▶ Your task: Print the listing that follows, character for character.

▶ Data segment:
++++

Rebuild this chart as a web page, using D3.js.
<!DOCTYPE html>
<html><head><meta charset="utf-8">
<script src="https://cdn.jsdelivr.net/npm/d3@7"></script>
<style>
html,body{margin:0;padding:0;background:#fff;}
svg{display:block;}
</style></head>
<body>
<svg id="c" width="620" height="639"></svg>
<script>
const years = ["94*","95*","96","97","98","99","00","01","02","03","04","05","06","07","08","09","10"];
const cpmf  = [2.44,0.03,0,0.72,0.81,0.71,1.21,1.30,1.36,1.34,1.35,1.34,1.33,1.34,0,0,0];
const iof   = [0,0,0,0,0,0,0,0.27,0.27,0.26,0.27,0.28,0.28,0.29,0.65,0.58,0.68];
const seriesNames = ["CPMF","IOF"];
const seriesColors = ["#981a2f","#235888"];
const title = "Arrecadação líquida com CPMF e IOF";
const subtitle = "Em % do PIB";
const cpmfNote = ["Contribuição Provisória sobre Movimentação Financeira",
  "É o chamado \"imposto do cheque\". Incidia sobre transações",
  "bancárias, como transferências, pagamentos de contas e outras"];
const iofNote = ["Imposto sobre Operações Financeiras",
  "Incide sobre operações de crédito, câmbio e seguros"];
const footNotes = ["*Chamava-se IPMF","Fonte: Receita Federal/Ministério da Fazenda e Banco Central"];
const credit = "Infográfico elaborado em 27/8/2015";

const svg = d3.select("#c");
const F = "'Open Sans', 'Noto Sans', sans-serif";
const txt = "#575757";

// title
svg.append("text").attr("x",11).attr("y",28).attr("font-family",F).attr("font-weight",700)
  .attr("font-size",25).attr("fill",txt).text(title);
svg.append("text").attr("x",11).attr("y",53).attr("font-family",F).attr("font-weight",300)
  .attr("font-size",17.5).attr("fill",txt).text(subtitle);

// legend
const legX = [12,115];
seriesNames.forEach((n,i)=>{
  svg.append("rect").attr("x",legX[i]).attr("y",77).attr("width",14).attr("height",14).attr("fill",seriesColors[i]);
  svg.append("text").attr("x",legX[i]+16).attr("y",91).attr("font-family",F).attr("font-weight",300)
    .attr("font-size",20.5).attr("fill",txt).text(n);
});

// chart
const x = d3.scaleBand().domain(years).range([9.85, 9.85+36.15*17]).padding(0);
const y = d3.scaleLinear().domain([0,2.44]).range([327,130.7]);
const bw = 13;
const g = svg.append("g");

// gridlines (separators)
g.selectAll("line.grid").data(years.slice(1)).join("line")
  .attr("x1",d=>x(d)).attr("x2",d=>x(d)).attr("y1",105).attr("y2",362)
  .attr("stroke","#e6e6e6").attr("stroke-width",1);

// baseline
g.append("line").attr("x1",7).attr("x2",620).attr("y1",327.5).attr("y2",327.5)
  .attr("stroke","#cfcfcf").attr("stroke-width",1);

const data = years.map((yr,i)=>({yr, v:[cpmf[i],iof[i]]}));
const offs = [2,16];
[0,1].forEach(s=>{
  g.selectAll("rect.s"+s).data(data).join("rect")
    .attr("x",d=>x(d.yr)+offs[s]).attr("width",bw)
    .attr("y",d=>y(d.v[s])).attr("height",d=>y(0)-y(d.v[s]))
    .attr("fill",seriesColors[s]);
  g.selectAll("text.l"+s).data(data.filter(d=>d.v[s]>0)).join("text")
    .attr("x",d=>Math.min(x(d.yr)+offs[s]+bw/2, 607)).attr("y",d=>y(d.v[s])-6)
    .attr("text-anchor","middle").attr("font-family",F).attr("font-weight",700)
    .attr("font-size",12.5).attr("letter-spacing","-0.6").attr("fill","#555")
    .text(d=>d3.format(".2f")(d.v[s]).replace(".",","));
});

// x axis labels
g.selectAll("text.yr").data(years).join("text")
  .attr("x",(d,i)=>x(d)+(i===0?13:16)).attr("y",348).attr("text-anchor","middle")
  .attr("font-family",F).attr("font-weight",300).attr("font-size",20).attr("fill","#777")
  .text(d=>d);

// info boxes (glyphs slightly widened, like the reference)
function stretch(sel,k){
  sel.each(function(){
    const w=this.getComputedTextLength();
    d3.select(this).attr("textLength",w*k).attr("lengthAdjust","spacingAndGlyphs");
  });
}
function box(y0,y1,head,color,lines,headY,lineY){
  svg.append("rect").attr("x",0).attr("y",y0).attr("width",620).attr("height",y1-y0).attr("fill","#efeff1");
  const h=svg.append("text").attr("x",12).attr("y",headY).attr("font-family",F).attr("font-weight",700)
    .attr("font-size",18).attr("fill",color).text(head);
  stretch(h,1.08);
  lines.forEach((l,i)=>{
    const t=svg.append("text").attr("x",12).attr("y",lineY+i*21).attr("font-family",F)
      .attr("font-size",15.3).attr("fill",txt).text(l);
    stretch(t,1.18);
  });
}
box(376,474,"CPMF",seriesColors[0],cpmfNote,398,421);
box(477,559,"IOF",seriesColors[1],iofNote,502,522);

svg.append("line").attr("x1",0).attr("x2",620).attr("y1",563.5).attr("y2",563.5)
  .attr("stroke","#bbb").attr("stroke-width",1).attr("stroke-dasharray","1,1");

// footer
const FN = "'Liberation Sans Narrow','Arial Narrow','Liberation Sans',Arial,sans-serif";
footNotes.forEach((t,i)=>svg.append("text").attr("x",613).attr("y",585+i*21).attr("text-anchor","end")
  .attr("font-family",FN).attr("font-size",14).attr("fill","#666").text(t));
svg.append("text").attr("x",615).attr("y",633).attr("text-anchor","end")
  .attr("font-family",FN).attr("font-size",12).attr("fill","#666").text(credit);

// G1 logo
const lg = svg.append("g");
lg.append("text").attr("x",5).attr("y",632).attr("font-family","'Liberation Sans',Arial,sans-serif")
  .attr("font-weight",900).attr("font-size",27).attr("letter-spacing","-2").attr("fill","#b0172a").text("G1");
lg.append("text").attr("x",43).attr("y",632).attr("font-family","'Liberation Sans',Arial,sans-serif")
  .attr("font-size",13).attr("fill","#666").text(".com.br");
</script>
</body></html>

++++

▶ Exercise output:
Rebuild this chart as a web page, using D3.js.
<!DOCTYPE html>
<html><head><meta charset="utf-8">
<script src="https://cdn.jsdelivr.net/npm/d3@7"></script>
<style>
html,body{margin:0;padding:0;background:#fff;}
svg{display:block;}
</style></head>
<body>
<svg id="c" width="620" height="639"></svg>
<script>
const years = ["94*","95*","96","97","98","99","00","01","02","03","04","05","06","07","08","09","10"];
const cpmf  = [2.44,0.03,0,0.72,0.81,0.71,1.21,1.30,1.36,1.34,1.35,1.34,1.33,1.34,0,0,0];
const iof   = [0,0,0,0,0,0,0,0.27,0.27,0.26,0.27,0.28,0.28,0.29,0.65,0.58,0.68];
const seriesNames = ["CPMF","IOF"];
const seriesColors = ["#981a2f","#235888"];
const title = "Arrecadação líquida com CPMF e IOF";
const subtitle = "Em % do PIB";
const cpmfNote = ["Contribuição Provisória sobre Movimentação Financeira",
  "É o chamado \"imposto do cheque\". Incidia sobre transações",
  "bancárias, como transferências, pagamentos de contas e outras"];
const iofNote = ["Imposto sobre Operações Financeiras",
  "Incide sobre operações de crédito, câmbio e seguros"];
const footNotes = ["*Chamava-se IPMF","Fonte: Receita Federal/Ministério da Fazenda e Banco Central"];
const credit = "Infográfico elaborado em 27/8/2015";

const svg = d3.select("#c");
const F = "'Open Sans', 'Noto Sans', sans-serif";
const txt = "#575757";

// title
svg.append("text").attr("x",11).attr("y",28).attr("font-family",F).attr("font-weight",700)
  .attr("font-size",25).attr("fill",txt).text(title);
svg.append("text").attr("x",11).attr("y",53).attr("font-family",F).attr("font-weight",300)
  .attr("font-size",17.5).attr("fill",txt).text(subtitle);

// legend
const legX = [12,115];
seriesNames.forEach((n,i)=>{
  svg.append("rect").attr("x",legX[i]).attr("y",77).attr("width",14).attr("height",14).attr("fill",seriesColors[i]);
  svg.append("text").attr("x",legX[i]+16).attr("y",91).attr("font-family",F).attr("font-weight",300)
    .attr("font-size",20.5).attr("fill",txt).text(n);
});

// chart
const x = d3.scaleBand().domain(years).range([9.85, 9.85+36.15*17]).padding(0);
const y = d3.scaleLinear().domain([0,2.44]).range([327,130.7]);
const bw = 13;
const g = svg.append("g");

// gridlines (separators)
g.selectAll("line.grid").data(years.slice(1)).join("line")
  .attr("x1",d=>x(d)).attr("x2",d=>x(d)).attr("y1",105).attr("y2",362)
  .attr("stroke","#e6e6e6").attr("stroke-width",1);

// baseline
g.append("line").attr("x1",7).attr("x2",620).attr("y1",327.5).attr("y2",327.5)
  .attr("stroke","#cfcfcf").attr("stroke-width",1);

const data = years.map((yr,i)=>({yr, v:[cpmf[i],iof[i]]}));
const offs = [2,16];
[0,1].forEach(s=>{
  g.selectAll("rect.s"+s).data(data).join("rect")
    .attr("x",d=>x(d.yr)+offs[s]).attr("width",bw)
    .attr("y",d=>y(d.v[s])).attr("height",d=>y(0)-y(d.v[s]))
    .attr("fill",seriesColors[s]);
  g.selectAll("text.l"+s).data(data.filter(d=>d.v[s]>0)).join("text")
    .attr("x",d=>Math.min(x(d.yr)+offs[s]+bw/2, 607)).attr("y",d=>y(d.v[s])-6)
    .attr("text-anchor","middle").attr("font-family",F).attr("font-weight",700)
    .attr("font-size",12.5).attr("letter-spacing","-0.6").attr("fill","#555")
    .text(d=>d3.format(".2f")(d.v[s]).replace(".",","));
});

// x axis labels
g.selectAll("text.yr").data(years).join("text")
  .attr("x",(d,i)=>x(d)+(i===0?13:16)).attr("y",348).attr("text-anchor","middle")
  .attr("font-family",F).attr("font-weight",300).attr("font-size",20).attr("fill","#777")
  .text(d=>d);

// info boxes (glyphs slightly widened, like the reference)
function stretch(sel,k){
  sel.each(function(){
    const w=this.getComputedTextLength();
    d3.select(this).attr("textLength",w*k).attr("lengthAdjust","spacingAndGlyphs");
  });
}
function box(y0,y1,head,color,lines,headY,lineY){
  svg.append("rect").attr("x",0).attr("y",y0).attr("width",620).attr("height",y1-y0).attr("fill","#efeff1");
  const h=svg.append("text").attr("x",12).attr("y",headY).attr("font-family",F).attr("font-weight",700)
    .attr("font-size",18).attr("fill",color).text(head);
  stretch(h,1.08);
  lines.forEach((l,i)=>{
    const t=svg.append("text").attr("x",12).attr("y",lineY+i*21).attr("font-family",F)
      .attr("font-size",15.3).attr("fill",txt).text(l);
    stretch(t,1.18);
  });
}
box(376,474,"CPMF",seriesColors[0],cpmfNote,398,421);
box(477,559,"IOF",seriesColors[1],iofNote,502,522);

svg.append("line").attr("x1",0).attr("x2",620).attr("y1",563.5).attr("y2",563.5)
  .attr("stroke","#bbb").attr("stroke-width",1).attr("stroke-dasharray","1,1");

// footer
const FN = "'Liberation Sans Narrow','Arial Narrow','Liberation Sans',Arial,sans-serif";
footNotes.forEach((t,i)=>svg.append("text").attr("x",613).attr("y",585+i*21).attr("text-anchor","end")
  .attr("font-family",FN).attr("font-size",14).attr("fill","#666").text(t));
svg.append("text").attr("x",615).attr("y",633).attr("text-anchor","end")
  .attr("font-family",FN).attr("font-size",12).attr("fill","#666").text(credit);

// G1 logo
const lg = svg.append("g");
lg.append("text").attr("x",5).attr("y",632).attr("font-family","'Liberation Sans',Arial,sans-serif")
  .attr("font-weight",900).attr("font-size",27).attr("letter-spacing","-2").attr("fill","#b0172a").text("G1");
lg.append("text").attr("x",43).attr("y",632).attr("font-family","'Liberation Sans',Arial,sans-serif")
  .attr("font-size",13).attr("fill","#666").text(".com.br");
</script>
</body></html>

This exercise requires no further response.